Light and illumination have been an important part of Jaar’s work since 2002. The artist’s Lament of the Images, 2002, first shown in Documenta X, introduced this strategic device. Lament of the Images will be shown at The Museum of Modern Art, New York in March 2015 as part of recent acquisitions. The Sound of Silence has been exhibited 25 times world-wide to date, in 18 countries and 10 languages; it was recently acquired by the Philadelphia Museum of Art and the Museum of Contemporary Art in Chicago.

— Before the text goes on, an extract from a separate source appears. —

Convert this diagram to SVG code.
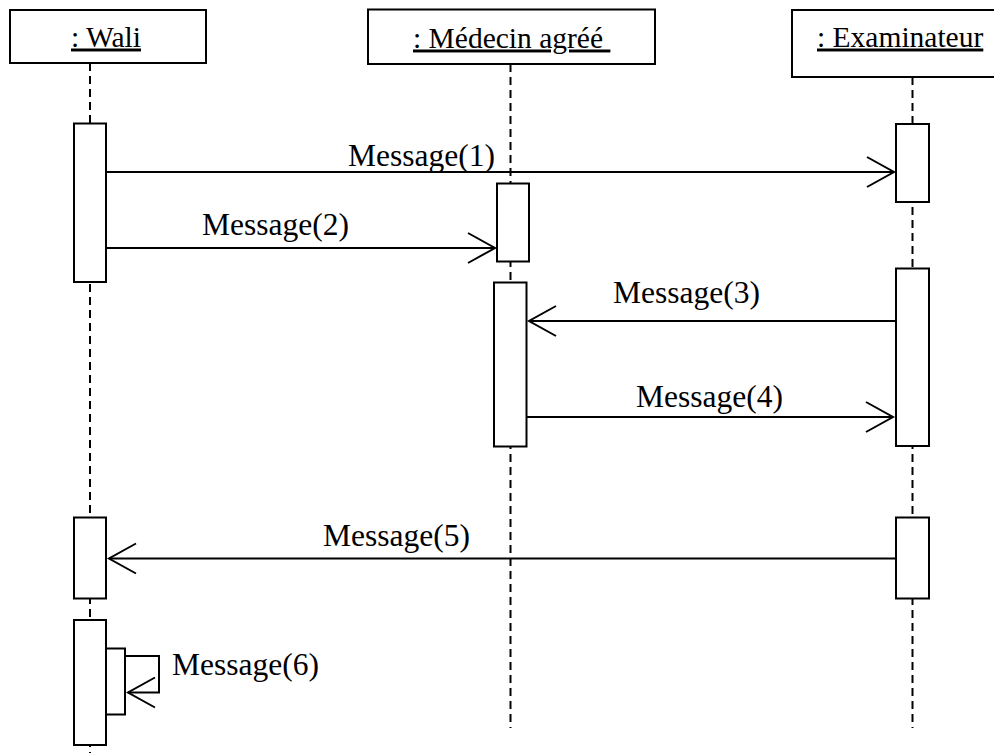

Viewers are guided through Shadows by the light of small sequential images that unravel the narrative. After walking through a dark corridor, the viewer is led to a central space in which an extraordinarily intense light emanates from a silhouetted image. This light illuminates and stuns the viewer, who becomes a participant in the action. Jaar’s choice to use the frame of a silhouette as a source of light intensifies the symbolic representation of grief and loss. As in many of Jaar’s works that explore the politics of images, Shadows engages the viewer to think of these two lives embodying many innocents who die in conflict or are oppressed.